What is Herringbone Pattern?
The herringbone pattern is an arrangement of rectangles used for floor tilings and road pavement, so named for a fancied resemblance to the bones of a fish such as a herring. The blocks can be rectangles or parallelograms. In similar terms, it is a distinctive “V” shape.
The difference between Herringbone and Chevron pattern:
Both of them are composed of pieces that are equal size and arranged in a zigzag pattern. Herringbone is when the planks are cut into perfect rectangles and then staggered a bit, so the end of one plank meets the side of another. The Chevron pattern occurs when the planks are cut at an angle so the zig meets the zag along a perfectly straight axis. See the diagram below for a visual illustration.
The History of Herringbone:
The idea of Herringbone came from the skeleton of the Herring fish. Herringbone texture and pattern first started with jewelry and textiles. It dates back to the ancient Egyptians which made the pattern very popular with kings and queens. The Romans adopted the pattern when they built their roads. They interlocked the bricks while laying crushed stone underneath creating an impact absorption which prolonged the lifespan of the road. It was also known in Ireland back in 600BC in horsehair textiles which added Celtic class. It started to become popular as a flooring in Europe as early as the 1500’s, starting out as brickwork again but in decorated churches and other buildings for centuries. It was also known for people to scatter sand on their dirt floors and sweep the floor in a decorative pattern similar to this.

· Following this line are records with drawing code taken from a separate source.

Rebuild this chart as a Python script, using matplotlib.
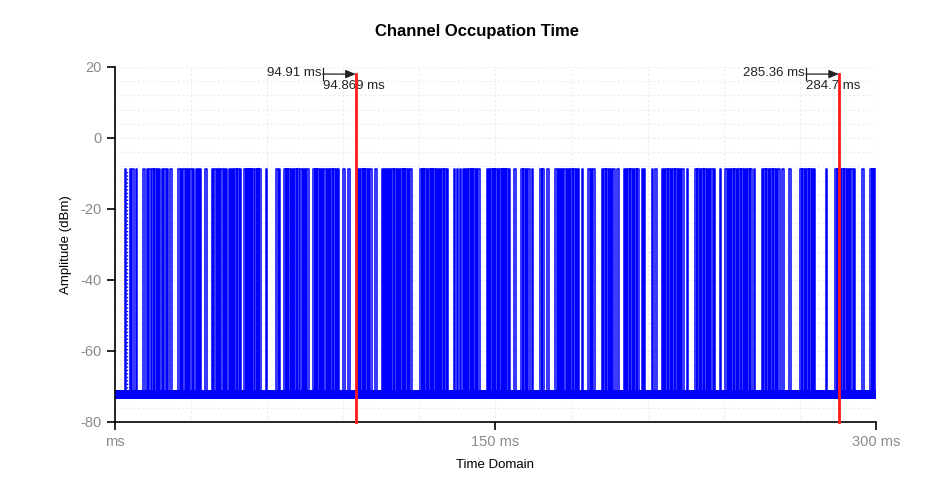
import matplotlib
matplotlib.use("Agg")
import matplotlib.pyplot as plt
from matplotlib.ticker import MultipleLocator
import numpy as np

plt.rcParams["font.family"] = ["Liberation Sans", "DejaVu Sans"]
plt.rcParams["axes.unicode_minus"] = False

# pulse start times (ms)
pulse_starts = [
    3.9, 5.9, 6.8, 8.2,
    11.2, 12.5, 13.5, 14.7, 15.5, 16.4, 17.3, 18.4, 19.4, 20.4, 21.7,
    25.0, 26.0, 26.9, 27.9, 28.7, 29.6, 30.6, 31.8, 32.6, 33.5, 35.5,
    38.2, 39.1, 40.2, 41.0, 41.9, 42.8, 43.6, 44.8, 45.6, 46.4, 47.4, 48.3, 49.2,
    50.9, 51.7, 52.6, 53.4, 54.2, 55.2, 56.1, 56.9,
    59.4, 63.5, 64.6,
    66.8, 67.6, 68.4, 69.2, 70.0, 71.0, 71.9, 73.0, 74.0, 74.8, 75.7,
    78.2, 79.0, 79.8, 80.7, 81.5, 82.4, 83.5, 84.3, 85.2, 86.1, 87.1, 87.9,
    90.0, 92.0,
    95.4, 96.1, 97.0, 97.9, 98.7, 99.6, 100.7, 102.7,
    105.1, 105.9, 106.8, 107.6, 108.4, 109.3, 110.1, 111.0, 111.9, 112.8, 113.6,
    114.5, 115.4, 116.4,
    120.3, 121.1, 122.0, 122.9, 123.8, 124.6, 125.5, 126.4, 127.3, 128.1, 129.0,
    129.9, 130.8,
    133.5, 134.7, 135.9, 137.0, 137.8, 138.6, 139.6, 140.4, 141.2, 142.3, 143.2,
    146.6, 147.4, 148.3, 149.2, 150.0, 150.9, 151.8, 152.6, 153.5, 154.3, 155.2,
    157.4,
    160.2, 161.0, 162.0, 163.0, 164.3, 167.6, 168.4, 170.3,
    173.6, 174.5, 175.4, 176.2, 177.1, 178.0, 178.9, 179.8, 180.7, 181.6, 182.5,
    184.0,
    186.6, 187.5, 188.6,
    191.9, 192.8, 193.7, 194.6, 195.5, 196.4, 197.9,
    200.5, 201.4, 202.3, 203.2, 204.1, 205.0, 205.8, 207.6, 208.5, 211.6, 213.0,
    215.6, 216.4, 217.3, 218.2, 219.1, 220.0, 220.9, 221.8, 222.7, 223.6, 225.4,
    228.7, 229.6, 230.5, 231.4, 232.3, 233.2, 234.1, 235.0, 236.0, 238.4,
    240.6, 241.5, 242.4, 243.3, 244.2, 245.1, 246.0, 246.9, 247.8, 248.7, 249.6,
    250.5, 251.8,
    255.0, 255.9, 256.8, 257.7, 258.6, 259.5, 260.4, 261.5, 263.0, 265.8,
    270.1, 271.0, 271.9, 272.8, 273.7, 274.6, 275.5, 280.1,
    283.9, 284.8, 285.7, 286.6, 287.5, 288.4, 289.3, 290.2, 291.2,
    294.5, 297.7, 298.6, 299.4,
]
pulse_width = 0.6          # ms
pulse_top = -8.8           # dBm
floor_level = -72.3        # dBm
floor_low, floor_high = -73.5, -71.1
trigger_ms = 4.6           # dotted marker next to first pulse

markers_ms = [94.91, 285.36]
marker_left_labels = ["94.91 ms", "285.36 ms"]
marker_right_labels = ["94.869 ms", "284.7 ms"]
arrow_len_ms = 13.0
arrow_level = 18.0

t_end = 300.0

# build the step trace
xs = [0.0]
ys = [floor_level]
for s in pulse_starts:
    e = min(s + pulse_width, t_end)
    xs += [s, s, e, e]
    ys += [floor_level, pulse_top, pulse_top, floor_level]
xs.append(t_end)
ys.append(floor_level)

fig = plt.figure(figsize=(9.37, 4.9), dpi=100)
ax = fig.add_axes([0.1227, 0.1388, 0.8122, 0.7245])

blue = "#0000ff"
ax.fill_between([0.0, t_end], floor_low, floor_high, color=blue, lw=0, zorder=2)
ax.plot(xs, ys, color=blue, lw=1.1, zorder=3)
ax.plot([trigger_ms, trigger_ms], [floor_level, pulse_top], color=blue, lw=1.0,
        ls=(0, (1, 1.5)), zorder=3)

for m, lt, rt in zip(markers_ms, marker_left_labels, marker_right_labels):
    start = m - arrow_len_ms
    ax.plot([m, m], [-80, arrow_level], color="#ff1a1a", lw=2.0, zorder=4,
            clip_on=False)
    ax.annotate("", xy=(m, arrow_level), xytext=(start, arrow_level),
                arrowprops=dict(arrowstyle="-|>,head_width=0.25,head_length=0.6",
                                color="#222222", lw=0.9, shrinkA=0, shrinkB=0),
                zorder=5)
    ax.plot([start, start], [arrow_level - 1.6, arrow_level + 1.6],
            color="#222222", lw=0.9, zorder=5)
    ax.text(start - 0.6, arrow_level + 0.3, lt, ha="right", va="center",
            fontsize=9.5, color="#222222")
    ax.text(start + 0.2, arrow_level - 1.6, rt, ha="left", va="top",
            fontsize=9.5, color="#222222")

ax.set_xlim(0, t_end)
ax.set_ylim(-80, 20)
ax.set_xticks([0, 150, 300])
ax.set_xticklabels(["ms", "150 ms", "300 ms"])
ax.set_yticks([20, 0, -20, -40, -60, -80])
ax.xaxis.set_minor_locator(MultipleLocator(30))
ax.yaxis.set_minor_locator(MultipleLocator(4))
ax.tick_params(axis="both", which="major", labelcolor="#8a8a8a", color="black",
               labelsize=10.5, length=6, width=1.2, direction="out")
ax.tick_params(axis="both", which="minor", length=0)
ax.grid(which="both", color="#ececec", ls=(0, (2, 2)), lw=0.8, zorder=0)
ax.set_axisbelow(True)

for side in ["top", "right"]:
    ax.spines[side].set_visible(False)
for side in ["left", "bottom"]:
    ax.spines[side].set_color("black")
    ax.spines[side].set_linewidth(1.2)

ax.set_xlabel("Time Domain", fontsize=9.5, labelpad=7)
ax.set_ylabel("Amplitude (dBm)", fontsize=9.5, labelpad=6)
fig.text(0.509, 0.935, "Channel Occupation Time", ha="center", va="center",
         fontsize=12, fontweight="bold")

fig.savefig("out.png", dpi=100)
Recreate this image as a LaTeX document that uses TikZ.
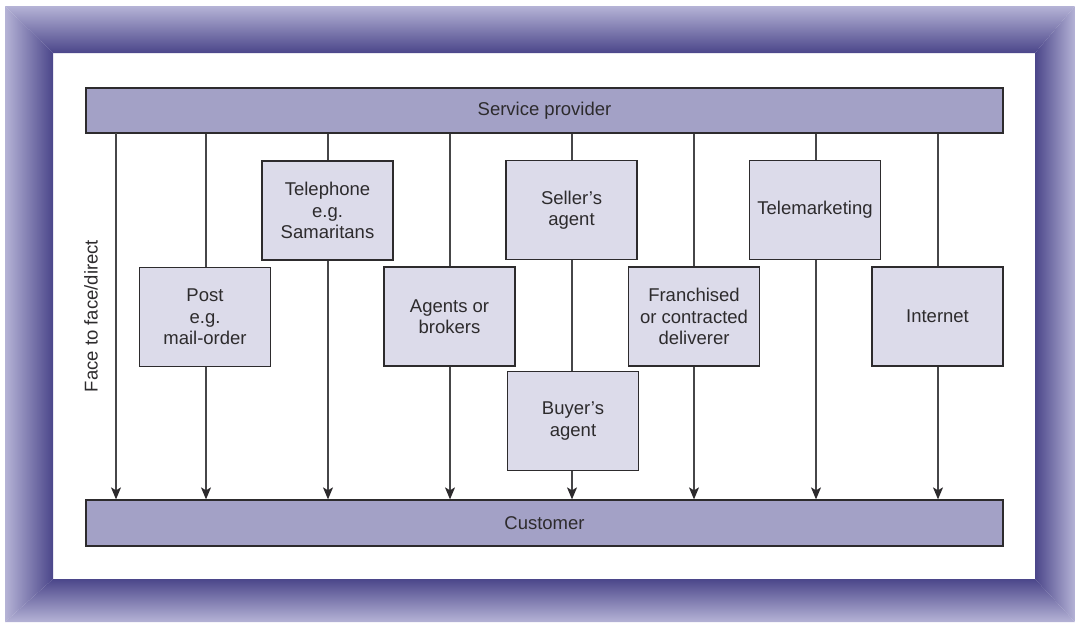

How to use a Herringbone pattern:
The herringbone pattern is a classic look that may never go out of style because it gives a room depth and simplicity in a gorgeous way. It’s sophisticated but subtle way to create style and separate the space apart from your average design. You can use it as a backsplash, flooring, ceiling or even an accent piece to your space. It was originally used with wood but now it can be designed with any material you wish. You want to make sure nothing competes with the herringbone pattern because it really does give drama all on its own. Some questions to ask yourself when remodeling your space is:
- Do you have a larger room and want a focal point, so the eye doesn’t wander? This would be a good choice to choose short planks to create a tighter herringbone pattern.
- Do you have a smaller room that you want to make look larger? If yes then choosing long, wide planks to create a more open herringbone and lead the eye outwards.
- Why not be daring and create a herringbone feature in a large hallway? Opt for a color that contrasts with the existing floor. Lay a rectangle of herringbone in the center of the room to act like a rug.
- What kind of furnishings do you have that will be designed around your herringbone pattern? Darker herringbone patterns look great contrasted against pale color palettes.
How to install a Herringbone pattern:
Installing a herringbone pattern is definitely not an easy installation so hiring a professional would be recommended. It can even be difficult for a professional to make sure they have some experience with it before hiring them. First, measure and mark the center point. The first step to laying a herringbone pattern is to find the center point of the wall. Dry lay the tiles, then work out the 45-degree angle for the first piece of tile. Next lay the rest of the tiles. Mark the tiles that will need cutting and then cut those tiles. Number the tiles and then start laying your design permanently.